The Iowa Department of Education’s annual report card on schools and their progress under the federal No Child Left Behind law shows more schools failing to meet the standards, but the director of the department says the arbitrary nature of the law doesn’t give an adequate picture of what’s really happening.

Jay Pennington, the chief data analyst for the department, says the number of schools failing to hit the mark for “Adequate Yearly Progress” increased as the standards got tougher. “The report shows that 869 of the 1,361 public schools — or roughly 64-percent of schools missed AYP — either for test participation or proficiency in reading and mathematics 2012-13 school year,”  Pennington says. That compares to 52-percent of the schools which missed the AYP standard the previous year.

There are also more schools categorized as being “in need of assistance” under the federal guidelines. “Forty-one of the 348 Iowa school districts, or 11.8-percent were identified as districts in need of assistance for the 13-14 school year,” Pennington says. “This is up from the 28 of the 351 school districts — or roughly eight percent — that were identified in the year before.”  The report says 84 school districts out of 348 are listed as in need of assistance, compared to 48 of 351 districts the previous year.

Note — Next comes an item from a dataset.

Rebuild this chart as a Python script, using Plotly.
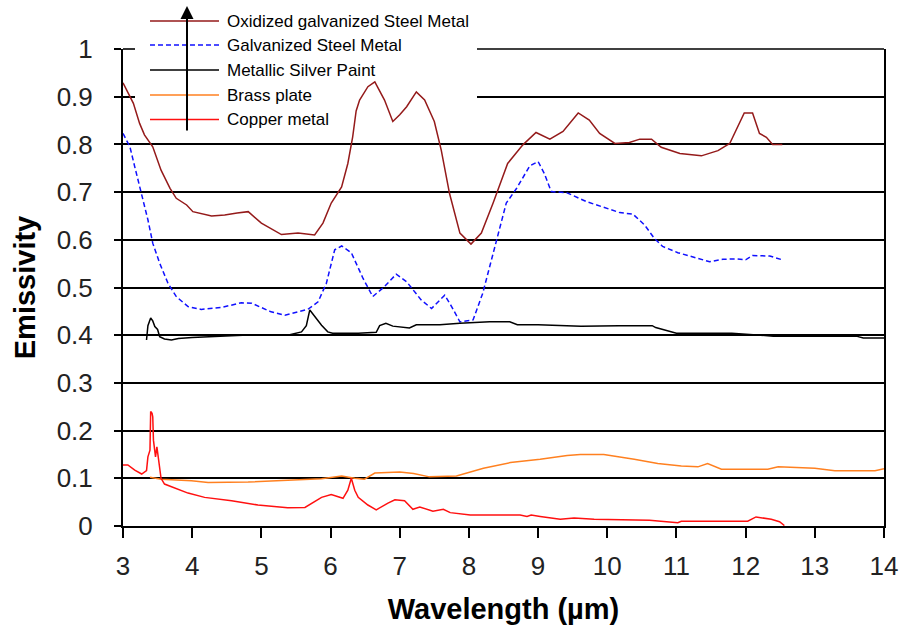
import plotly.graph_objects as go

# Emissivity spectra, wavelength in micrometres
oxidized_wl = [3.00, 3.15, 3.24, 3.31, 3.43, 3.55, 3.68, 3.77, 3.92, 4.01, 4.28, 4.47, 4.65, 4.81,
               5.00, 5.29, 5.53, 5.77, 5.89, 6.01, 6.16, 6.25, 6.32, 6.37, 6.42, 6.54, 6.64, 6.78,
               6.90, 7.00, 7.10, 7.24, 7.36, 7.50, 7.60, 7.72, 7.87, 8.03, 8.18, 8.35, 8.56, 8.78,
               8.97, 9.17, 9.36, 9.58, 9.74, 9.89, 10.11, 10.32, 10.47, 10.64, 10.78, 11.05, 11.36,
               11.60, 11.77, 11.89, 11.98, 12.10, 12.20, 12.30, 12.39, 12.53]
oxidized_em = [0.929, 0.886, 0.844, 0.820, 0.795, 0.746, 0.708, 0.687, 0.673, 0.659, 0.650, 0.652, 0.656, 0.659,
               0.635, 0.611, 0.614, 0.610, 0.635, 0.677, 0.711, 0.760, 0.816, 0.870, 0.893, 0.921, 0.931, 0.893,
               0.848, 0.862, 0.879, 0.910, 0.893, 0.848, 0.788, 0.697, 0.614, 0.591, 0.614, 0.677, 0.760, 0.799,
               0.825, 0.811, 0.827, 0.866, 0.851, 0.823, 0.802, 0.804, 0.811, 0.811, 0.794, 0.781, 0.776,
               0.787, 0.802, 0.837, 0.866, 0.866, 0.823, 0.815, 0.800, 0.800]

galvanized_wl = [3.00, 3.10, 3.17, 3.27, 3.36, 3.43, 3.53, 3.65, 3.77, 3.94, 4.13, 4.42, 4.71, 4.86,
                 5.14, 5.34, 5.67, 5.82, 5.94, 6.06, 6.16, 6.30, 6.47, 6.61, 6.78, 6.95, 7.10, 7.31,
                 7.46, 7.65, 7.75, 7.87, 8.06, 8.20, 8.35, 8.44, 8.54, 8.69, 8.88, 9.00, 9.09, 9.19,
                 9.41, 9.70, 9.98, 10.18, 10.37, 10.54, 10.68, 10.80, 11.02, 11.29, 11.48, 11.67,
                 11.86, 12.00, 12.10, 12.35, 12.53]
galvanized_em = [0.823, 0.795, 0.753, 0.697, 0.642, 0.593, 0.551, 0.509, 0.481, 0.460, 0.454, 0.458, 0.468, 0.467,
                 0.449, 0.442, 0.454, 0.470, 0.509, 0.579, 0.587, 0.573, 0.519, 0.481, 0.502, 0.528, 0.512, 0.474,
                 0.456, 0.484, 0.460, 0.428, 0.432, 0.488, 0.572, 0.627, 0.677, 0.708, 0.755, 0.764, 0.739, 0.701,
                 0.699, 0.680, 0.666, 0.657, 0.654, 0.631, 0.603, 0.586, 0.573, 0.561, 0.554, 0.559,
                 0.560, 0.558, 0.567, 0.566, 0.558]

silver_wl = [3.34, 3.36, 3.40, 3.43, 3.46, 3.50, 3.53, 3.60, 3.70, 3.80, 4.00, 4.30, 4.60, 4.73, 5.00,
             5.38, 5.58, 5.65, 5.70, 5.77, 5.87, 5.96, 6.03, 6.40, 6.66, 6.71, 6.80, 6.90, 7.14, 7.24,
             7.58, 7.87, 8.30, 8.59, 8.70, 9.00, 9.62, 10.17, 10.65, 10.70, 11.00, 11.80, 12.40, 13.60,
             13.70, 14.00]
silver_em = [0.390, 0.420, 0.436, 0.430, 0.418, 0.412, 0.397, 0.392, 0.390, 0.393, 0.395, 0.397, 0.399, 0.400, 0.400,
             0.400, 0.407, 0.420, 0.453, 0.439, 0.421, 0.407, 0.404, 0.404, 0.406, 0.420, 0.425, 0.419, 0.415, 0.422,
             0.422, 0.425, 0.428, 0.428, 0.422, 0.422, 0.419, 0.420, 0.420, 0.416, 0.404, 0.404, 0.398, 0.398,
             0.394, 0.394]

brass_wl = [3.39, 3.55, 3.99, 4.23, 4.81, 5.38, 5.87, 6.16, 6.35, 6.49, 6.64, 7.00, 7.20, 7.43, 7.82,
            8.21, 8.60, 9.03, 9.42, 9.61, 9.95, 10.39, 10.73, 11.07, 11.31, 11.45, 11.65, 12.32, 12.47,
            13.00, 13.29, 13.87, 14.00]
brass_em = [0.102, 0.098, 0.095, 0.091, 0.092, 0.095, 0.099, 0.105, 0.100, 0.098, 0.111, 0.113, 0.110, 0.103, 0.105,
            0.121, 0.133, 0.140, 0.148, 0.150, 0.150, 0.140, 0.131, 0.126, 0.124, 0.131, 0.119, 0.119, 0.124,
            0.121, 0.116, 0.116, 0.120]

copper_wl = [3.00, 3.07, 3.17, 3.27, 3.34, 3.36, 3.39, 3.40, 3.42, 3.43, 3.44, 3.47, 3.49, 3.52, 3.55,
             3.60, 3.75, 3.94, 4.18, 4.57, 4.95, 5.38, 5.63, 5.87, 6.01, 6.18, 6.25, 6.30, 6.35, 6.40,
             6.54, 6.66, 6.83, 6.93, 7.07, 7.19, 7.29, 7.48, 7.63, 7.73, 8.02, 8.74, 8.84, 8.90, 9.03,
             9.32, 9.52, 9.81, 10.61, 11.02, 11.07, 12.03, 12.15, 12.23, 12.37, 12.49, 12.56]
copper_em = [0.128, 0.128, 0.117, 0.109, 0.116, 0.145, 0.159, 0.240, 0.236, 0.229, 0.180, 0.145, 0.166, 0.131, 0.100,
             0.088, 0.079, 0.069, 0.060, 0.053, 0.044, 0.038, 0.039, 0.060, 0.066, 0.058, 0.075, 0.100, 0.075, 0.060,
             0.044, 0.034, 0.048, 0.055, 0.053, 0.035, 0.040, 0.031, 0.035, 0.028, 0.023, 0.023, 0.020, 0.023, 0.020,
             0.014, 0.017, 0.014, 0.012, 0.007, 0.010, 0.010, 0.019, 0.017, 0.014, 0.009, 0.001]

series = [
    ("Oxidized galvanized Steel Metal", oxidized_wl, oxidized_em, "#941a1a", "solid"),
    ("Galvanized Steel Metal", galvanized_wl, galvanized_em, "#1010ff", "5px,3px"),
    ("Metallic Silver Paint", silver_wl, silver_em, "#000000", "solid"),
    ("Brass plate", brass_wl, brass_em, "#ff8020", "solid"),
    ("Copper metal", copper_wl, copper_em, "#ff1010", "solid"),
]

X_RANGE = [3, 14]
Y_RANGE = [0, 1]

W, H = 901, 628
ML, MR, MT, MB = 123, 17, 49, 102
FONT = "Liberation Sans, Arial, sans-serif"
PLOT_W = W - ML - MR
PLOT_H = H - MT - MB
GRID_COLOR, GRID_WIDTH = "#000", 1.6
KEY_LEFT, KEY_RIGHT = 135, 477   # pixel columns of the key's white box

def px_x(px):
    """page pixel column -> paper fraction"""
    return (px - ML) / PLOT_W

def px_y(py):
    """page pixel row -> paper fraction"""
    return (H - MB - py) / PLOT_H

def paper_to_x(f):
    return X_RANGE[0] + f * (X_RANGE[1] - X_RANGE[0])

def paper_to_y(f):
    return Y_RANGE[0] + f * (Y_RANGE[1] - Y_RANGE[0])

fig = go.Figure()
for name, wl, em, color, dash in series:
    fig.add_trace(go.Scatter(x=wl, y=em, name=name, mode="lines",
                             line=dict(color=color, width=1.5, dash=dash)))

shapes = [
    # white backing behind the key: sits above the gridlines, below the curves
    dict(type="rect", xref="x", yref="y", layer="between",
         x0=paper_to_x(px_x(KEY_LEFT)), x1=paper_to_x(px_x(KEY_RIGHT)),
         y0=paper_to_y(px_y(133)), y1=paper_to_y(px_y(20)),
         fillcolor="white", line=dict(width=0)),
    # top gridline (plot edge), interrupted by the key
    dict(type="line", xref="paper", yref="paper", x0=0, x1=px_x(KEY_LEFT), y0=1, y1=1,
         line=dict(color=GRID_COLOR, width=GRID_WIDTH)),
    dict(type="line", xref="paper", yref="paper", x0=px_x(KEY_RIGHT), x1=1, y0=1, y1=1,
         line=dict(color=GRID_COLOR, width=GRID_WIDTH)),
]
annotations = []
row_y = [21, 45, 70, 95, 119.5]
for (name, wl, em, color, dash), ry in zip(series, row_y):
    shapes.append(dict(type="line", xref="paper", yref="paper",
                       x0=px_x(150), x1=px_x(219), y0=px_y(ry), y1=px_y(ry),
                       line=dict(color=color, width=1.6, dash=dash)))
    annotations.append(dict(text=name, xref="paper", yref="paper", x=px_x(225), y=px_y(ry),
                            xanchor="left", yanchor="middle", showarrow=False,
                            font=dict(family=FONT, size=17, color="black")))

# upward arrow through the key
annotations.append(dict(text="", xref="paper", yref="paper", x=px_x(187), y=px_y(6),
                        ax=0, ay=126, showarrow=True, arrowhead=2, arrowsize=1.3,
                        arrowwidth=2, arrowcolor="black", standoff=0))

fig.update_layout(
    width=W, height=H,
    margin=dict(l=ML, r=MR, t=MT, b=MB, autoexpand=False),
    paper_bgcolor="white", plot_bgcolor="white",
    showlegend=False,
    font=dict(family=FONT, color="black"),
    shapes=shapes, annotations=annotations,
    xaxis=dict(range=X_RANGE, dtick=1, showgrid=False, zeroline=False, automargin=False,
               showline=True, linecolor="black", linewidth=2,
               ticks="outside", ticklen=10, tickwidth=2, tickcolor="black",
               tickfont=dict(family=FONT, size=26, color="#222"),
               ticklabelstandoff=6,
               title=dict(text="<b>Wavelength (µm)</b>", standoff=18,
                          font=dict(family=FONT, size=29, color="black"))),
    yaxis=dict(range=Y_RANGE, tick0=0, dtick=0.1, showgrid=True,
               gridcolor=GRID_COLOR, gridwidth=GRID_WIDTH,
               zeroline=False, showline=True, mirror=True, linecolor="black", linewidth=2,
               automargin=False,
               ticks="outside", ticklen=7, tickwidth=2, tickcolor="black",
               tickfont=dict(family=FONT, size=26, color="#222"),
               ticklabelstandoff=16,
               title=dict(text="<b>Emissivity</b>", standoff=12,
                          font=dict(family=FONT, size=29, color="black"))),
)

fig.write_html("out.html")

Education Department director, Brad Buck, says there are some good things that have come out of the No Child Left Behind law. “We better understand the accountability, and we not only understand it, but appreciate it. I think we got a lot more serious about serving all students — and especially those students with traditional barriers to learning. More focused on sort of the pieces it will take to make that happen,” Buck says.

But, he says the law is misguided in no recognizing that students come with different starting points. “Even in those districts that are making great progress with the learning of their students, if they are in the well to start with — we used to have this phrase if they were in the well to start with — event though they were demonstrating growth, they were still in the well. They didn’t get to those proficiency targets, so there was this great undercurrent of what all this means, so it feels arbitrary in how it works out.”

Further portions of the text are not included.